There are three types of modified opinions:
- qualified;
- disclaimer of opinion; and
- an adverse opinion.
The type of modification will also depend on how pervasive the issue is. An explanation of the reasons for the modified opinion will be given in the “Basis for qualified opinion” section of the auditor's report.
Our approach to the audit
This section is only required for certain entities. It is tailored for each audit.
It is a largely free-form section and gives an opportunity for the auditor to describe what they have done. This section includes:
- A summary of the audit's scope, including, where applicable, the audited components within a group.
- Key audit matters (KAMs).
- The application of materiality.
While not specifically required by auditing standards, as part of this section the auditor's report may include:
- the impact of climate-related risk on the audit (not mandatory); and
- the impact of the control environment on the audit approach (not mandatory).
Scope of the audit
This text is not defined and is free-form, but it provides an overview of the scope of the parent company and group audits. It can include:
- how the components were identified and scoped and how this was influenced by the group structure and materiality;
- how the audit procedures were planned, including the nature and amount of work performed on components;
- interaction with and oversight of component auditors; and
- any changes in approach compared to the previous year.
Non-mandatory additions
The impact of climate-related risk on the audit
Climate-related disclosures are not mandatory but are an increasingly common voluntary disclosure by auditors. The extent of the impact of climate-related risk will vary between companies.

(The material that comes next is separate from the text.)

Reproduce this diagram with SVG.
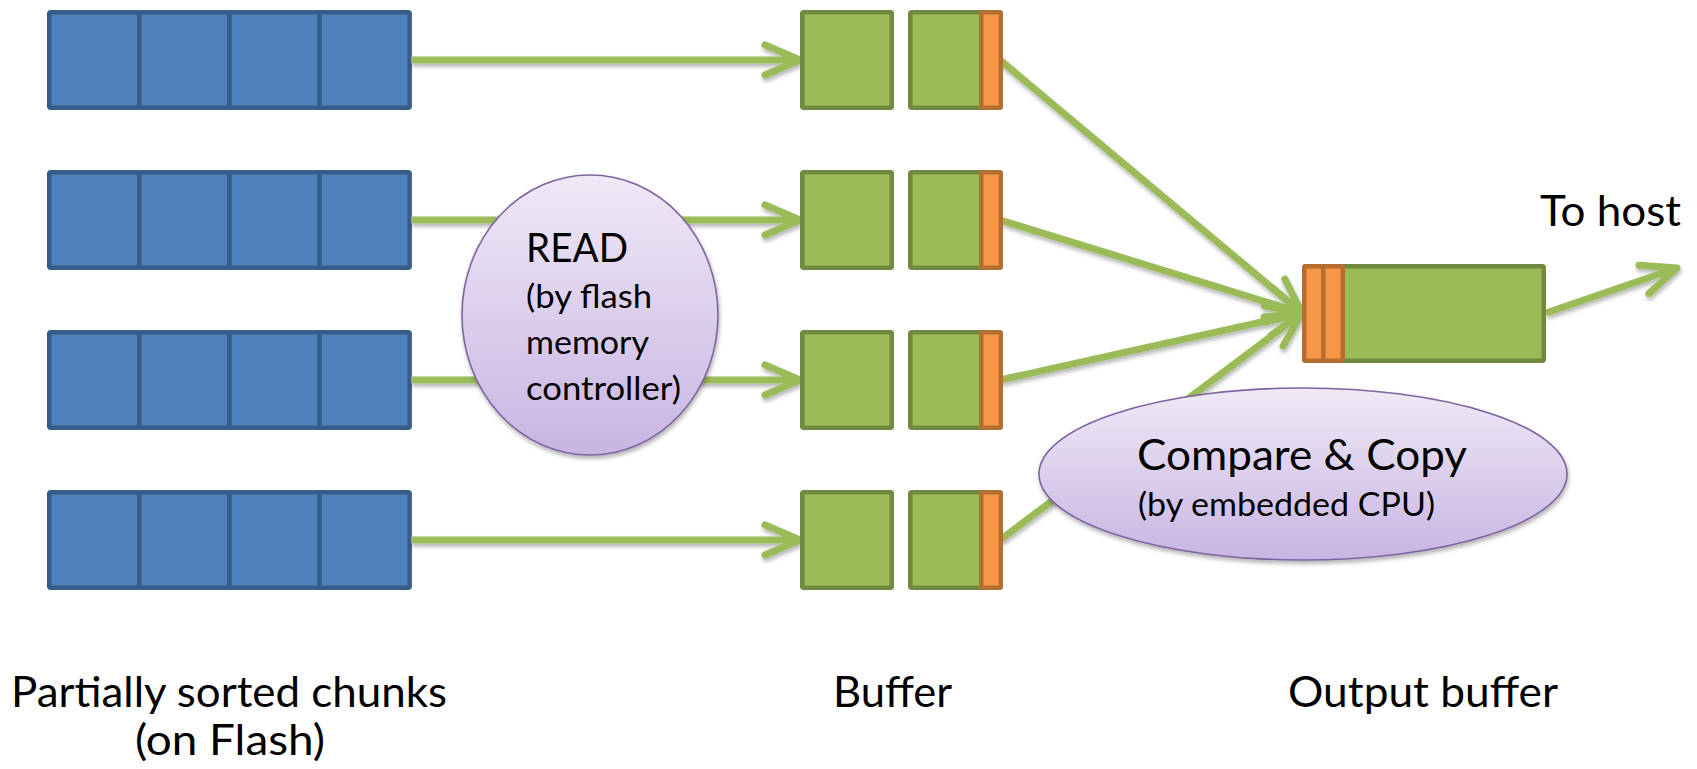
<svg xmlns="http://www.w3.org/2000/svg" width="1697" height="769" viewBox="0 0 1697 769">
  <defs>
    <style>
      .blue { fill: #4f81bd; stroke: #385d8a; stroke-width: 4.5; }
      .green { fill: #9bbb59; stroke: #71893f; stroke-width: 4.5; }
      .orange { fill: #f79646; stroke: #b66d31; stroke-width: 4.5; }
      .bubble { fill: url(#lavender); stroke: #7f63a1; stroke-width: 1.6; }
      .flow { fill: none; stroke: #9bbb59; stroke-width: 7; marker-end: url(#openArrow); }
      .txt { font-family: Lato, "Open Sans", "Liberation Sans", sans-serif; fill: #000; }
      .big { font-size: 43px; }
      .small { font-size: 33px; }
    </style>
    <linearGradient id="lavender" x1="0" y1="0" x2="0" y2="1">
      <stop offset="0" stop-color="#efe9f7"/>
      <stop offset="1" stop-color="#c8b5e2"/>
    </linearGradient>
    <marker id="openArrow" markerUnits="userSpaceOnUse" orient="auto" refX="0" refY="0" markerWidth="1" markerHeight="1" overflow="visible">
      <path d="M-35,-15 L0,0 L-35,15" fill="none" stroke="#9bbb59" stroke-width="7" stroke-linecap="round" stroke-linejoin="round"/>
    </marker>
    <filter id="shadow" x="-10%" y="-10%" width="120%" height="130%">
      <feDropShadow dx="1" dy="3" stdDeviation="2" flood-color="#000" flood-opacity="0.3"/>
    </filter>
    <!-- one flash chunk: four pages in a row -->
    <g id="chunk">
      <rect class="blue" x="49.25" y="0" width="90.1" height="95.5" rx="1.5"/>
      <rect class="blue" x="139.35" y="0" width="90.1" height="95.5" rx="1.5"/>
      <rect class="blue" x="229.45" y="0" width="90.1" height="95.5" rx="1.5"/>
      <rect class="blue" x="319.55" y="0" width="90.1" height="95.5" rx="1.5"/>
    </g>
    <!-- one double buffer, the second half with its head slot -->
    <g id="buffer">
      <rect class="green" x="802.25" y="0" width="89.5" height="95.5" rx="1.5"/>
      <rect class="green" x="910.25" y="0" width="90.5" height="95.5" rx="1.5"/>
      <rect class="orange" x="981.25" y="0" width="19.5" height="95.5" rx="1.5"/>
    </g>
  </defs>

  <rect x="0" y="0" width="1697" height="769" fill="#fff"/>

  <!-- partially sorted chunks stored on flash -->
  <g id="chunk1"><use href="#chunk" y="12.25"/></g>
  <g id="chunk2"><use href="#chunk" y="172.25"/></g>
  <g id="chunk3"><use href="#chunk" y="332.25"/></g>
  <g id="chunk4"><use href="#chunk" y="492.25"/></g>

  <!-- data flow -->
  <g id="connectors" filter="url(#shadow)">
    <line class="flow" x1="411" y1="60" x2="800" y2="60"/>
    <line class="flow" x1="411" y1="220" x2="800" y2="220"/>
    <line class="flow" x1="411" y1="380" x2="800" y2="380"/>
    <line class="flow" x1="411" y1="540" x2="800" y2="540"/>
    <line class="flow" x1="1000" y1="60" x2="1302" y2="313"/>
    <line class="flow" x1="1000" y1="220" x2="1302" y2="313"/>
    <line class="flow" x1="1000" y1="380" x2="1302" y2="313"/>
    <line class="flow" x1="1000" y1="540" x2="1302" y2="313"/>
    <line class="flow" x1="1546" y1="313" x2="1677" y2="268"/>
  </g>

  <!-- per-chunk buffers -->
  <g id="buffer1"><use href="#buffer" y="12.25"/></g>
  <g id="buffer2"><use href="#buffer" y="172.25"/></g>
  <g id="buffer3"><use href="#buffer" y="332.25"/></g>
  <g id="buffer4"><use href="#buffer" y="492.25"/></g>

  <!-- merged output buffer -->
  <g id="output-buffer">
    <rect class="green" x="1304.25" y="266.25" width="239.5" height="94.5" rx="1.5"/>
    <rect class="orange" x="1304.25" y="266.25" width="19" height="94.5" rx="1.5"/>
    <rect class="orange" x="1323.25" y="266.25" width="19.5" height="94.5" rx="1.5"/>
  </g>

  <!-- read step -->
  <g id="read">
    <ellipse class="bubble" cx="590" cy="315" rx="128" ry="140" filter="url(#shadow)"/>
    <text class="txt" x="526" y="262" font-size="41" textLength="102" lengthAdjust="spacingAndGlyphs">READ</text>
    <text class="txt small" x="526" y="308" textLength="126" lengthAdjust="spacingAndGlyphs">(by flash</text>
    <text class="txt small" x="526" y="354" textLength="123" lengthAdjust="spacingAndGlyphs">memory</text>
    <text class="txt small" x="526" y="400" textLength="155" lengthAdjust="spacingAndGlyphs">controller)</text>
  </g>

  <!-- merge step -->
  <g id="compare-copy">
    <ellipse class="bubble" cx="1303" cy="474" rx="264" ry="86" filter="url(#shadow)"/>
    <text class="txt big" x="1137" y="470" textLength="330" lengthAdjust="spacingAndGlyphs">Compare &amp; Copy</text>
    <text class="txt small" x="1138" y="516" textLength="297" lengthAdjust="spacingAndGlyphs">(by embedded CPU)</text>
  </g>

  <g id="to-host">
    <text class="txt big" x="1540" y="226" textLength="141" lengthAdjust="spacingAndGlyphs">To host</text>
  </g>

  <!-- captions -->
  <g id="captions">
    <text class="txt big" x="11" y="707" textLength="436" lengthAdjust="spacingAndGlyphs">Partially sorted chunks</text>
    <text class="txt big" x="135" y="755" textLength="190" lengthAdjust="spacingAndGlyphs">(on Flash)</text>
    <text class="txt big" x="833" y="707" textLength="119" lengthAdjust="spacingAndGlyphs">Buffer</text>
    <text class="txt big" x="1288" y="707" textLength="270" lengthAdjust="spacingAndGlyphs">Output buffer</text>
  </g>
</svg>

The auditor needs to consider whether the financial statements reflect all material risks, including climate-related risks, which may involve the use of experts.
Auditing standards require that auditors determine whether there are any material inconsistencies between all disclosures in the annual report, and:
- the audited financial statements;
- or the auditor’s understanding (as gained during the course of the financial statement audit),
which may indicate a material misstatement in the financial statements.
This includes climate-related disclosures.
The impact of the control environment on the audit approach
This is not mandatory but there are examples of auditors including more information on controls in their auditor's reports, including the extent to which the auditor was able to rely on controls as part of the testing approach and the extent to which they undertook substantive testing.
For financial years beginning on or after 1 January 2026, provision 29 of the UK Corporate Governance Code requires boards to declare information relating to the effectiveness of their internal controls.
As part of their work on ‘Other Information’ under ISA (UK) 720, auditors will consider the statements the board has made in relation to this provision and whether this is consistent with the knowledge obtained during the audit.
Signature and date
UK auditors' reports must state the name of the auditor and be signed.
Where the auditor is a firm rather than an individual, the auditor's report must be signed by the senior statutory auditor on behalf of the firm.
The auditor's report must not be dated earlier than when the auditor has obtained sufficient appropriate audit evidence to form their opinion.